## begin Data listing

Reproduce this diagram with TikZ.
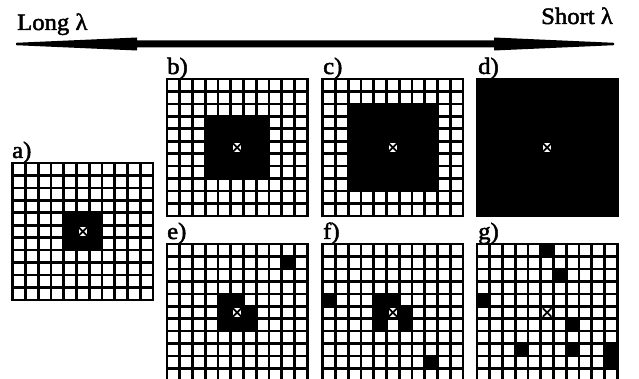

## end Data listing
## begin Data listing

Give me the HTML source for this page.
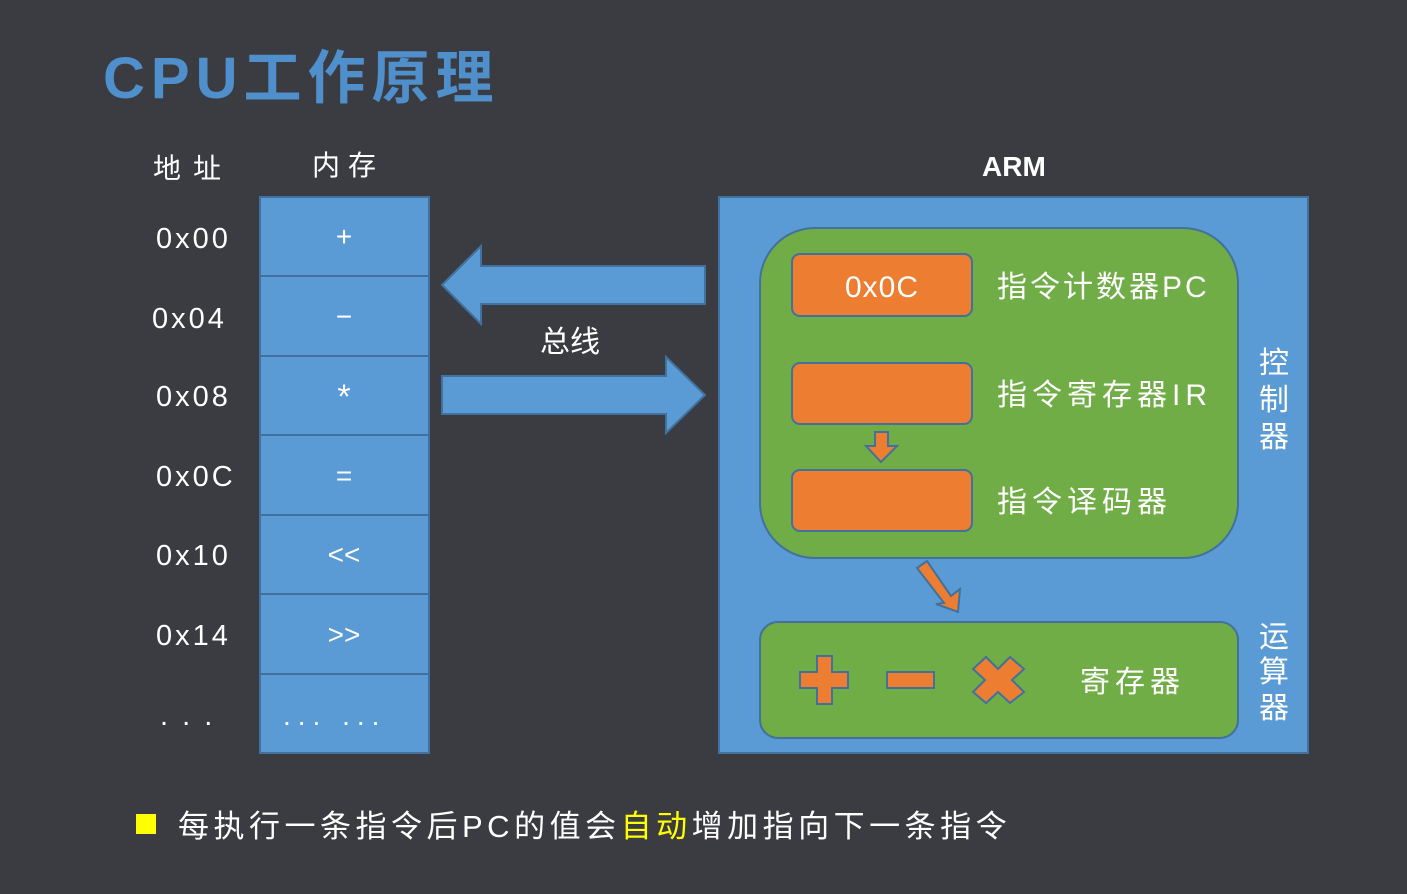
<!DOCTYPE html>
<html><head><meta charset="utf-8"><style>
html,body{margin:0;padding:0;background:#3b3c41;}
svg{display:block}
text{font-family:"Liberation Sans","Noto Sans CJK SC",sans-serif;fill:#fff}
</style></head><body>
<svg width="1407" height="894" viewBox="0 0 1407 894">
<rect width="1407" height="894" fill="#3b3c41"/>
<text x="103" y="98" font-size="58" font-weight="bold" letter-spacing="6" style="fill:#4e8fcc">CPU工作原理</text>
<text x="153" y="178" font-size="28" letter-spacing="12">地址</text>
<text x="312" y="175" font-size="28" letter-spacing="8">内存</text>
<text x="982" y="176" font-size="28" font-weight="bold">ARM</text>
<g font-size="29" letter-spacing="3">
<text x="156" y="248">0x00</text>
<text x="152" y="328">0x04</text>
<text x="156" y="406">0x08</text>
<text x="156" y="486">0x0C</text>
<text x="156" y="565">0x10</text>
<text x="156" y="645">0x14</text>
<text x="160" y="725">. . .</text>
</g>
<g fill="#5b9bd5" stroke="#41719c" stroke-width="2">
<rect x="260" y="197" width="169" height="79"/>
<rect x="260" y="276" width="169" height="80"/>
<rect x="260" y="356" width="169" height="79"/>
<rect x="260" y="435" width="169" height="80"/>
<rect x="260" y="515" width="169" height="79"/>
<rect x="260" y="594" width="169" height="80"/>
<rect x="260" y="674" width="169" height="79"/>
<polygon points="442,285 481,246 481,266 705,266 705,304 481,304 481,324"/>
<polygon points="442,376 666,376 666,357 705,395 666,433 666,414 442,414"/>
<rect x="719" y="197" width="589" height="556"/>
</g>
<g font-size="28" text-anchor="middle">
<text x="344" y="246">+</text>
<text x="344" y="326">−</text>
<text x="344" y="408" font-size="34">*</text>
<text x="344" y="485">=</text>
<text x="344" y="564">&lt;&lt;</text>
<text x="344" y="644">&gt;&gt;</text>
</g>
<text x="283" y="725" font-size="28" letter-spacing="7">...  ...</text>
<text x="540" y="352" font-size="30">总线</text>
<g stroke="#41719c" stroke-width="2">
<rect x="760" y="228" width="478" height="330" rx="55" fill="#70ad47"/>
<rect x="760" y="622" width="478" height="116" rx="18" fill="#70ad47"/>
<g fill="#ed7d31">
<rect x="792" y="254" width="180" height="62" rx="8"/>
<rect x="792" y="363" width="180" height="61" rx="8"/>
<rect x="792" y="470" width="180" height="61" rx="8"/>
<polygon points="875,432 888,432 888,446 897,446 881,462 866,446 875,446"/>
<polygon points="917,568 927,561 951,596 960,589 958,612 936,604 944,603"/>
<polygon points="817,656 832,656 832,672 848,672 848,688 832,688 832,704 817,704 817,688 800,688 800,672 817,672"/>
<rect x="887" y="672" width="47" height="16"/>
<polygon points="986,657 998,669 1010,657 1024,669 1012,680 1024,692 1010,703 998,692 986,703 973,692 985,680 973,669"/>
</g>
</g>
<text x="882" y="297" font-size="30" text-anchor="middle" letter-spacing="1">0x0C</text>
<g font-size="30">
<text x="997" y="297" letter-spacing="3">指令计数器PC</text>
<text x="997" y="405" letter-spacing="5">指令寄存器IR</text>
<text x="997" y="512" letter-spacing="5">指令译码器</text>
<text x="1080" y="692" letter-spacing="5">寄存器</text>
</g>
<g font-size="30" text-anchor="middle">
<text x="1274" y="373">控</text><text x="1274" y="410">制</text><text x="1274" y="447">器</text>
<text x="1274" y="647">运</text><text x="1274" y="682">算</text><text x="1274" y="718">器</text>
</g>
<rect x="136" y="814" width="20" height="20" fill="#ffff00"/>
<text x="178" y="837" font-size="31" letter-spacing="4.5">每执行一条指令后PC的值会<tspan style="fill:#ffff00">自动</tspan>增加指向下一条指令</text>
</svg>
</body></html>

## end Data listing

— Exercise objective —
From the entries above, select each line containing the string "this".

— Full solution —
Reproduce this diagram with TikZ.
Give me the HTML source for this page.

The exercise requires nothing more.